The problem with Pinker’s work is that it draws on a dataset that may not be reflective of pre-agricultural humanity. The record shows no real violence before the very last years of the last Ice Age.
While life was probably harder than life for modern industrial humanity in general the arguments for peaceful and autonomous lives being led by paleolithic hunter gatherers is broadly true. It’s a big and controversial subject but “limited wants unlimited means” might be worth a read, as would Kaczynski’s (yes him!) criticism of anarcho-primitivism.

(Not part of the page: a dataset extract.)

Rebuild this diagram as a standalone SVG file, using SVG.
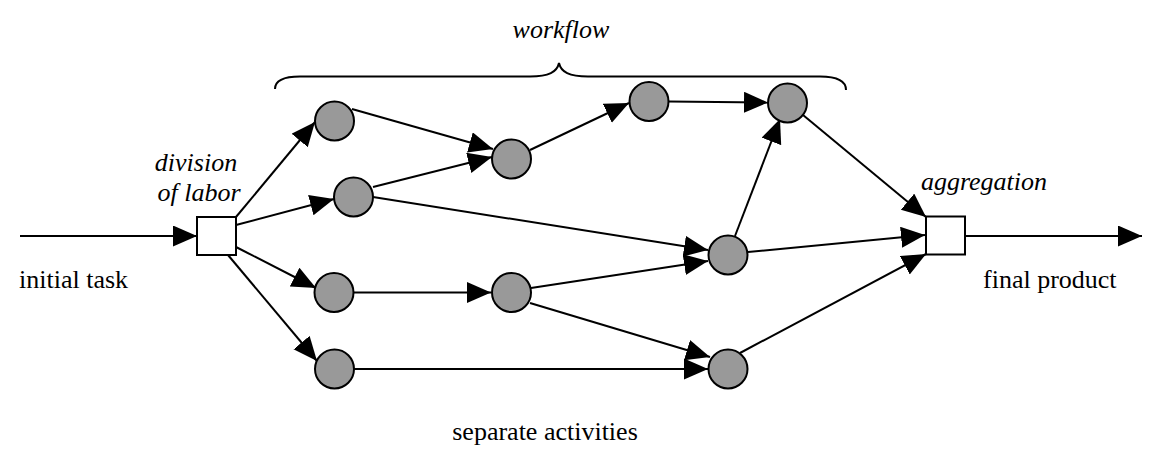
<svg xmlns="http://www.w3.org/2000/svg" width="1160" height="451" viewBox="0 0 1160 451">
<style>
  .it { font-style: italic; }
  .edge { stroke: #000; stroke-width: 2; fill: none; marker-end: url(#arr); }
  .act { fill: #999999; stroke: #000; stroke-width: 2; }
  .box { fill: #ffffff; stroke: #000; stroke-width: 2; }
</style>
<defs>
  <marker id="arr" markerUnits="userSpaceOnUse" markerWidth="25" markerHeight="22" refX="24" refY="10.5" orient="auto">
    <path d="M0,0 L24,10.5 L0,21 z" fill="#000"/>
  </marker>
</defs>
<rect width="1160" height="451" fill="#ffffff"/>

<g id="brace">
  <path d="M275,89 C275,81 283,76.5 300,76.5 L530,76.5 C549,76.5 557,72 559,63 C561,72 569,76.5 588,76.5 L820,76.5 C837,76.5 846,81 846,90" fill="none" stroke="#000" stroke-width="2"/>
</g>

<g id="connectors">
  <line class="edge" x1="20" y1="236" x2="197" y2="236"/>
  <line class="edge" x1="236" y1="217" x2="315" y2="122"/>
  <line class="edge" x1="236" y1="225" x2="334" y2="199"/>
  <line class="edge" x1="236" y1="247" x2="316" y2="288"/>
  <line class="edge" x1="228" y1="255" x2="317" y2="361"/>
  <line class="edge" x1="352" y1="109" x2="493" y2="149"/>
  <line class="edge" x1="373" y1="187" x2="492" y2="157"/>
  <line class="edge" x1="373" y1="197" x2="708" y2="250"/>
  <line class="edge" x1="530" y1="150" x2="629" y2="103"/>
  <line class="edge" x1="669" y1="101.5" x2="768" y2="102.5"/>
  <line class="edge" x1="354" y1="292.5" x2="491" y2="292.5"/>
  <line class="edge" x1="531" y1="288" x2="708" y2="261"/>
  <line class="edge" x1="530" y1="303" x2="710" y2="357"/>
  <line class="edge" x1="354" y1="369" x2="708" y2="369"/>
  <line class="edge" x1="735" y1="236" x2="780" y2="119"/>
  <line class="edge" x1="803" y1="115" x2="926" y2="217"/>
  <line class="edge" x1="748" y1="252" x2="925" y2="235"/>
  <line class="edge" x1="740" y1="353" x2="926" y2="254"/>
  <line class="edge" x1="965" y1="236" x2="1142" y2="236"/>
</g>

<g id="division"><rect class="box" x="197" y="217" width="39" height="38"/></g>
<g id="aggregation"><rect class="box" x="926" y="216.5" width="39" height="38"/></g>

<g id="a1"><circle class="act" cx="334.5" cy="121" r="19.5"/></g>
<g id="a2"><circle class="act" cx="353.5" cy="197" r="19.5"/></g>
<g id="a3"><circle class="act" cx="334" cy="292.5" r="19.5"/></g>
<g id="a4"><circle class="act" cx="334.5" cy="369" r="19.5"/></g>
<g id="a5"><circle class="act" cx="511.5" cy="159" r="19.5"/></g>
<g id="a6"><circle class="act" cx="511.5" cy="292.5" r="19.5"/></g>
<g id="a7"><circle class="act" cx="649" cy="101.5" r="19.5"/></g>
<g id="a8"><circle class="act" cx="787.5" cy="103" r="19.5"/></g>
<g id="a9"><circle class="act" cx="728" cy="255" r="19.5"/></g>
<g id="a10"><circle class="act" cx="728" cy="369" r="19.5"/></g>

<g id="labels" font-family="Liberation Serif, Times New Roman, serif" font-size="26" fill="#000">
  <text class="it" x="561" y="38" text-anchor="middle">workflow</text>
  <text class="it" x="196" y="171" text-anchor="middle">division</text>
  <text class="it" x="199" y="201" text-anchor="middle">of labor</text>
  <text class="it" x="984" y="190" text-anchor="middle">aggregation</text>
  <text x="19" y="288">initial task</text>
  <text x="983" y="288">final product</text>
  <text x="545" y="440" text-anchor="middle">separate activities</text>
</g>
</svg>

Thank you Neal for this blog link and for the book recommendations – I am discovering new words like ‘anarcho-primitivism’ and a fascinating new field that I can study through a Buddhist lens! best wishes, David
Thanks for this excellent review David – it’s great to hear that The Fall had such a big impact on you. I just wanted to make a couple of comments about Steven Pinker and the debate about pre-historic violence. Despite John’s comments, I have very little respect for Pinker as an academic – apart from his work as a cognitive psychologist specialising in language, which is his main area. In terms of his outlook, he’s an evolutionary psychologist, and has a particular view of reality which he cherry picks evidence to justify. Evolutionary psychologists believe that violence is endemic in human nature and try to marshall evidence to prove this – so they usually pick unrepresentative examples of violent hunter-gatherer societies, and isolated examples of prehistoric violence, and ignore peaceful hunter-gather groups. Many (probably most) anthropologists do accept that hunter-gatherer societies are in general peaceful and egalitarian, and that they are representative of earlier human groups. Many (probably most) anthropologists and archaeological accept that warfare was much less common until around 6000 years ago (see Bryan Ferguson and Tim Ingold as examples). On the other hand, I think Pinker is absolutely right that violence is decreasing, and has been decreasing over the last few hundred years – this is what I call ‘the trans-Fall movement’ or the ‘second wave.’
all the best, Steve
Thank you Steve for joining the debate, your comments as author of ‘The Fall’ will definitely be of interest to readers here. best, David
What an interesting review of what sounds like an interesting book! Do you think we might be nearing the end of the latter day of the law then, in terms of warfare at least? I believe that at our core we are peaceful and ‘at one’, so it sounds like a good read – I’ll get a copy. Also, LOVE the quip about ‘before they put a beard on the Mystic Law and called it God’ – teehee!
Hi Karen, thanks for the kind words and yes, the word ‘Mappo’ kept jumping through my mind as I read it!
Thank you so very much for your book review of “The Fall.” I ordered a copy this morning. Looking forward to reading it soon!